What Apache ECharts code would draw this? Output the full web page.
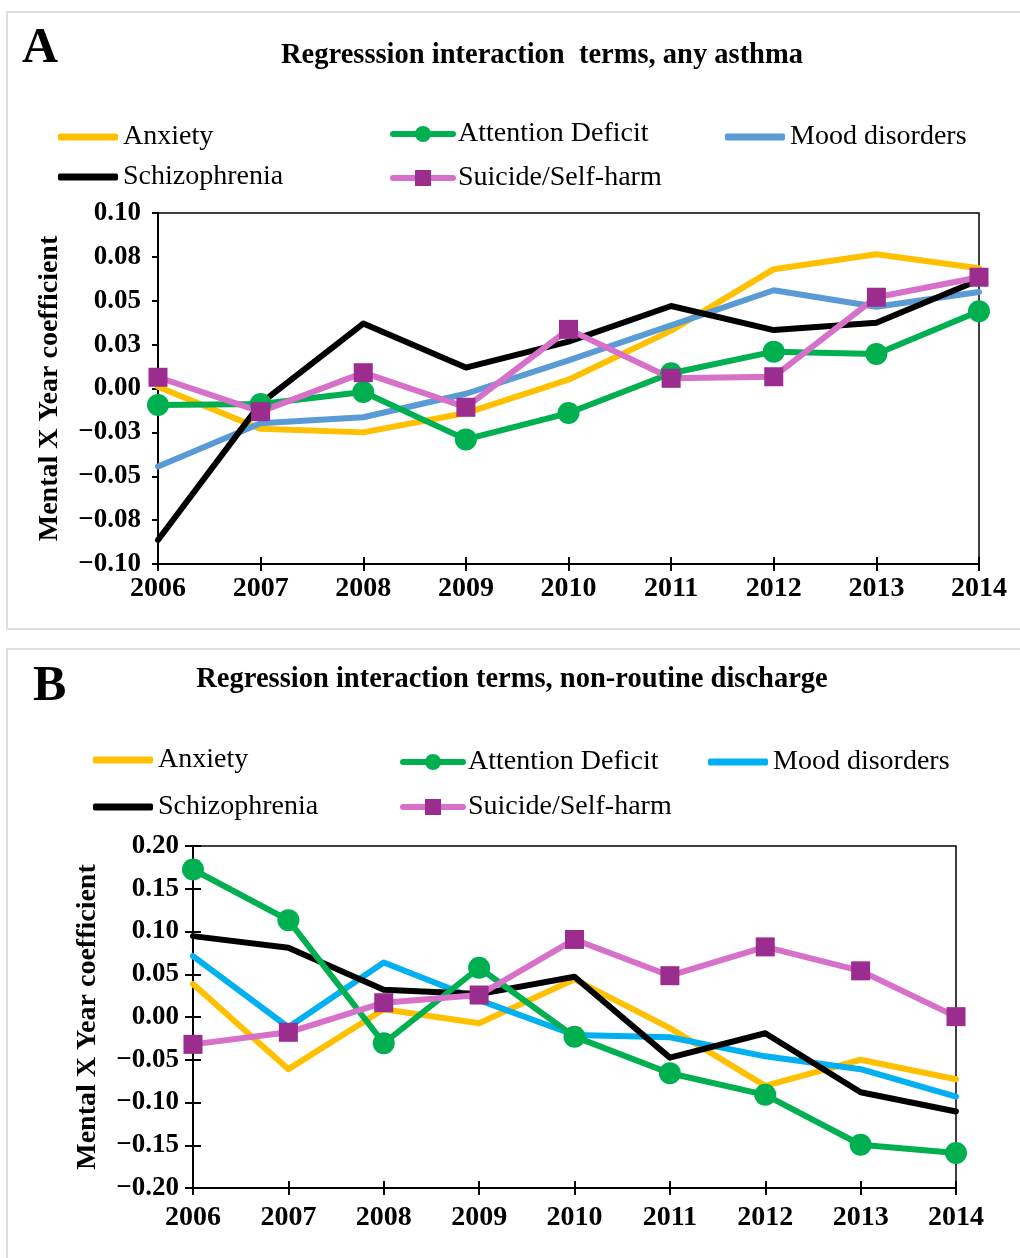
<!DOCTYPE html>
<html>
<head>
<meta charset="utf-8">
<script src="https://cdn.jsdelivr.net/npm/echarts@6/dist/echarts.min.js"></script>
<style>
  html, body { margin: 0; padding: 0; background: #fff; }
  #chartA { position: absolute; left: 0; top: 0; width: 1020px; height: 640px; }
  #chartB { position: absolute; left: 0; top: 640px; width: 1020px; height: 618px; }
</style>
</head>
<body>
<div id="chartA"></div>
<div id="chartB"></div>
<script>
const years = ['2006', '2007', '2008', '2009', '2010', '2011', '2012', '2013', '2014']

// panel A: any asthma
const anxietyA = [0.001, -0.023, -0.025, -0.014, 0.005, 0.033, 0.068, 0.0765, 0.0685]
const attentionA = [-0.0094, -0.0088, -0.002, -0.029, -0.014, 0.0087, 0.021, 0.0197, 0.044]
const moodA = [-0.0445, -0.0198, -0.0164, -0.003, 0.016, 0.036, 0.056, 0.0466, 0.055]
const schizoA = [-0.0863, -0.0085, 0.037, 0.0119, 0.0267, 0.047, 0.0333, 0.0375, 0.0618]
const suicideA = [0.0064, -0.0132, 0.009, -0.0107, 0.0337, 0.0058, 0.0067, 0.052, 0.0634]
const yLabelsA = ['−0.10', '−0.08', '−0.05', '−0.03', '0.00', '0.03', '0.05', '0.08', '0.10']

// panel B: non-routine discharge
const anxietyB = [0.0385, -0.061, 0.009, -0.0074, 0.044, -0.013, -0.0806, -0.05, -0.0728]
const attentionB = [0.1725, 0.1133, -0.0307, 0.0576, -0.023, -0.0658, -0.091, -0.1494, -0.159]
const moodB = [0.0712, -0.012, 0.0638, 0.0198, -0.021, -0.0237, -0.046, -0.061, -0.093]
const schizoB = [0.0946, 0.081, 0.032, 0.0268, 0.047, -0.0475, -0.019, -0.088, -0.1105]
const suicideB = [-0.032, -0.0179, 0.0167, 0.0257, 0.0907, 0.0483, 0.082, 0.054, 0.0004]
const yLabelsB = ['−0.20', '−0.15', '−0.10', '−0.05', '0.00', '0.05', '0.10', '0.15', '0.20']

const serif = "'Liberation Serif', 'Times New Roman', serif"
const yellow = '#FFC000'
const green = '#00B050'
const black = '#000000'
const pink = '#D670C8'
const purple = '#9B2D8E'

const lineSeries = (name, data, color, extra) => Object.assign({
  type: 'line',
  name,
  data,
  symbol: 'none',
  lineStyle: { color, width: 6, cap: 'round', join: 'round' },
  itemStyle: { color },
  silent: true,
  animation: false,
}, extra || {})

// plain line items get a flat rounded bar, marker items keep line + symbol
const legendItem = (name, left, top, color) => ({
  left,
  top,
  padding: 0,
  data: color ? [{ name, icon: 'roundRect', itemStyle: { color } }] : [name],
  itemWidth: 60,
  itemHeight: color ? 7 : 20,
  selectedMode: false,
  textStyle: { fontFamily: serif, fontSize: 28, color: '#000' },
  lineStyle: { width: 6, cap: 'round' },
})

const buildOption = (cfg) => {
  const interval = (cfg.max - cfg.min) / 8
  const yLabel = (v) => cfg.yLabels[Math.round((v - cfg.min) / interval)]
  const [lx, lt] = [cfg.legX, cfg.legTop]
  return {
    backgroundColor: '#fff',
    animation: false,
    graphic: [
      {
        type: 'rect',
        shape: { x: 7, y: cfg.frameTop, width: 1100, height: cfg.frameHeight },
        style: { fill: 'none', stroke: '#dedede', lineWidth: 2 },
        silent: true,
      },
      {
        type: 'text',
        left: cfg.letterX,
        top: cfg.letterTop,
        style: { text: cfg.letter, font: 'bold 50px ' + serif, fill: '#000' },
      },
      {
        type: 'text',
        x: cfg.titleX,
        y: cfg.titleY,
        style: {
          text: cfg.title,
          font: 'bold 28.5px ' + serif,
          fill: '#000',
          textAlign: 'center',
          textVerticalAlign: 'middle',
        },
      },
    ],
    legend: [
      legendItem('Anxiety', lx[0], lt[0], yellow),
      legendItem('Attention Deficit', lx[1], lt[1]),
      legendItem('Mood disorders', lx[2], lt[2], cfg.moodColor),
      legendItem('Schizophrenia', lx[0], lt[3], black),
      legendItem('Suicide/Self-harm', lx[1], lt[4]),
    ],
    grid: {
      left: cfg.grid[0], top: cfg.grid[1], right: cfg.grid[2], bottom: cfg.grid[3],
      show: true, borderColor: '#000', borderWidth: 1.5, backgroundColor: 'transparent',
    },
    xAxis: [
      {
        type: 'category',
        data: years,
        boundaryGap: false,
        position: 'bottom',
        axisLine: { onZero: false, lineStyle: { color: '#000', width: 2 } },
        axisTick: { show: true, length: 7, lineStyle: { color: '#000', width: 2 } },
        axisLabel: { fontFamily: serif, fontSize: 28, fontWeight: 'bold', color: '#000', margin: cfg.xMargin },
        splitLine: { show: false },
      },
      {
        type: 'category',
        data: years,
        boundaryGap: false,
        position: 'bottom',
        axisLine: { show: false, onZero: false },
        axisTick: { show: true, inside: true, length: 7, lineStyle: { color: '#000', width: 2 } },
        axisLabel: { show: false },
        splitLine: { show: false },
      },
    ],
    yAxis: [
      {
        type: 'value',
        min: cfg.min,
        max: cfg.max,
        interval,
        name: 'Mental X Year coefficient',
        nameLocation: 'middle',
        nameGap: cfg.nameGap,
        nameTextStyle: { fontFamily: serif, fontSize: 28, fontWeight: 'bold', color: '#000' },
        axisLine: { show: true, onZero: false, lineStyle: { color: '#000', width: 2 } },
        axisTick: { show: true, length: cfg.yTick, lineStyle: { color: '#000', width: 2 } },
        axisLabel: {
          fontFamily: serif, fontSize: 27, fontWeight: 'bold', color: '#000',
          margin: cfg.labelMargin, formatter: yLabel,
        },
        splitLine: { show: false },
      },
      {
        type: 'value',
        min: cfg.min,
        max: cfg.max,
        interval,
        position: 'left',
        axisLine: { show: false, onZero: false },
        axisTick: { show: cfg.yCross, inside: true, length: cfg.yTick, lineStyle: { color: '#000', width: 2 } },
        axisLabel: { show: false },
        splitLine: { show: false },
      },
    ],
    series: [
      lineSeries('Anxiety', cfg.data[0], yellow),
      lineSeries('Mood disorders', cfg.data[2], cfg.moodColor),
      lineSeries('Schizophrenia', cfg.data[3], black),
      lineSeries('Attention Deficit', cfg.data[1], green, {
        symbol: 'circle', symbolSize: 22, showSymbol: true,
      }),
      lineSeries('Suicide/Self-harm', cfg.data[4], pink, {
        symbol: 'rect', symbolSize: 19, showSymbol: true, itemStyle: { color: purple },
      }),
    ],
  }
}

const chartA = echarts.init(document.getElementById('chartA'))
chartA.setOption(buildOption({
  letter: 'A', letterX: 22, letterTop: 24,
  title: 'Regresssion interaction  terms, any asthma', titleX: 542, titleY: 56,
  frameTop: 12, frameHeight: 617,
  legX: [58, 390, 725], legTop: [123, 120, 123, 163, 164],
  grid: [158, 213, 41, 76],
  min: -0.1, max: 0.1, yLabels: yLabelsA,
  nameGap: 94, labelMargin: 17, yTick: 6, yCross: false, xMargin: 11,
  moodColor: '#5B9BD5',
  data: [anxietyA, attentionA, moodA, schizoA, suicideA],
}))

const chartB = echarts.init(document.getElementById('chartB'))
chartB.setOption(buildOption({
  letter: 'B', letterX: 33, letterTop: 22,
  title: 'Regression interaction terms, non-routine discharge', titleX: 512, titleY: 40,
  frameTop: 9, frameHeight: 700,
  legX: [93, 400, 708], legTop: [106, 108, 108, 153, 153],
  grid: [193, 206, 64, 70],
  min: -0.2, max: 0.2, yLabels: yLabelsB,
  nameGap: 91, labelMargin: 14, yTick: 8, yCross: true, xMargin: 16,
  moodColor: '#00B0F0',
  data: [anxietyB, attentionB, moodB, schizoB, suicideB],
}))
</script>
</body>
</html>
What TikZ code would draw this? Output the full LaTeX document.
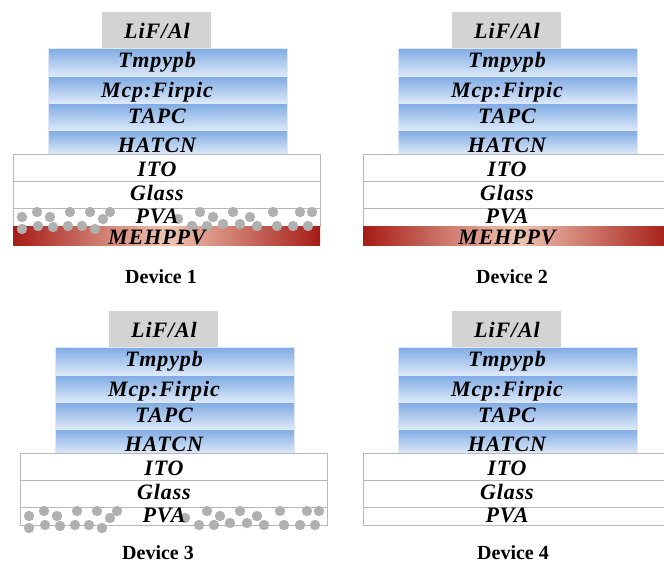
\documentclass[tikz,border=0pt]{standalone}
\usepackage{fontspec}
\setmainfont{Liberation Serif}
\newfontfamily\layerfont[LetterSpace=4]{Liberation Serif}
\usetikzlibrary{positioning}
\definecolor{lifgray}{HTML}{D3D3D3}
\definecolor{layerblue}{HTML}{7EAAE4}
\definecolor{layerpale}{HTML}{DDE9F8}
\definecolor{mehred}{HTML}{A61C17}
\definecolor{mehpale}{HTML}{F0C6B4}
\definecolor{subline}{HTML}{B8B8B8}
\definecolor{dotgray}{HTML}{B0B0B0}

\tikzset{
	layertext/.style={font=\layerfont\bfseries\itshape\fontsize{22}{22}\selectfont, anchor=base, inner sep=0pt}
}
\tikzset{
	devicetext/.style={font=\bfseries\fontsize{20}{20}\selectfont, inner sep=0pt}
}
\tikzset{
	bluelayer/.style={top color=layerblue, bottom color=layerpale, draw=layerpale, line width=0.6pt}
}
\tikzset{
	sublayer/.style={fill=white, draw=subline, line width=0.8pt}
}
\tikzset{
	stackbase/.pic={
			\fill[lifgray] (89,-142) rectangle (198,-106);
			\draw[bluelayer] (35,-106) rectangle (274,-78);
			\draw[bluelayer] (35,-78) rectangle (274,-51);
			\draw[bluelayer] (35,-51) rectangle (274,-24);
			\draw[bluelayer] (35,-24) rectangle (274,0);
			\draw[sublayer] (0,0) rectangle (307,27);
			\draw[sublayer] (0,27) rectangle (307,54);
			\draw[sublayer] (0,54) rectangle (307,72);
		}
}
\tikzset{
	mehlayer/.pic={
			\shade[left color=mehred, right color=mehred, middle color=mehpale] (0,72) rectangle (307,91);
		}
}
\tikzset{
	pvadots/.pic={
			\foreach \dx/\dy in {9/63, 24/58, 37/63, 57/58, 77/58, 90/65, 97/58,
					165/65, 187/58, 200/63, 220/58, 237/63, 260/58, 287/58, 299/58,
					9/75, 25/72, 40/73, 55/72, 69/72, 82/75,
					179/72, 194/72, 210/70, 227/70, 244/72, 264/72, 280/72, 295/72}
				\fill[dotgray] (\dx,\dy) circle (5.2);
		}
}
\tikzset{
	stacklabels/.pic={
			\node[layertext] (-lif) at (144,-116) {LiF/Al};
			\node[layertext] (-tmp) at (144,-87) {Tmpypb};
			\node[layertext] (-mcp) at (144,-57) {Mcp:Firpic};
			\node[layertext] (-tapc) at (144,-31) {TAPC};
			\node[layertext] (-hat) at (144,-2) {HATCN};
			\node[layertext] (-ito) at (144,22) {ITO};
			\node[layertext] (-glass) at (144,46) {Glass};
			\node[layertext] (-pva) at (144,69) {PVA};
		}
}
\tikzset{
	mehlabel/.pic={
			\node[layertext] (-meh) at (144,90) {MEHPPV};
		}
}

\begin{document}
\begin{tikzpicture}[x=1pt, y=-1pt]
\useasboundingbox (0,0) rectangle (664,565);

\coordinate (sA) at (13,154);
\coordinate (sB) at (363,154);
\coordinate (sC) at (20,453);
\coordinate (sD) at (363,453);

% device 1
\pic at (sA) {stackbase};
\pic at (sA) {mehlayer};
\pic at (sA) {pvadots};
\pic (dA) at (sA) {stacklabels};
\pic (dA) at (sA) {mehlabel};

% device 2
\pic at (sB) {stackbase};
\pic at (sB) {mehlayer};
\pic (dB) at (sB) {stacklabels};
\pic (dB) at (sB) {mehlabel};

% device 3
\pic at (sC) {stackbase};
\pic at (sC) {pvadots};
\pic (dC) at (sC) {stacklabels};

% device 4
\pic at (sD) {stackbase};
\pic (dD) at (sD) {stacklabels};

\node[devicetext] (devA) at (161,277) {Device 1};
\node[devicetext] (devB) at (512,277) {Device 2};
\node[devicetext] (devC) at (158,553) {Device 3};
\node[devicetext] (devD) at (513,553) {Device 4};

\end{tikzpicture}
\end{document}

----

GOAL OF THE EXERCISE:
All lines above with "Output" in them should be returned.

SOLVED PROBLEM:
What Apache ECharts code would draw this? Output the full web page.
What TikZ code would draw this? Output the full LaTeX document.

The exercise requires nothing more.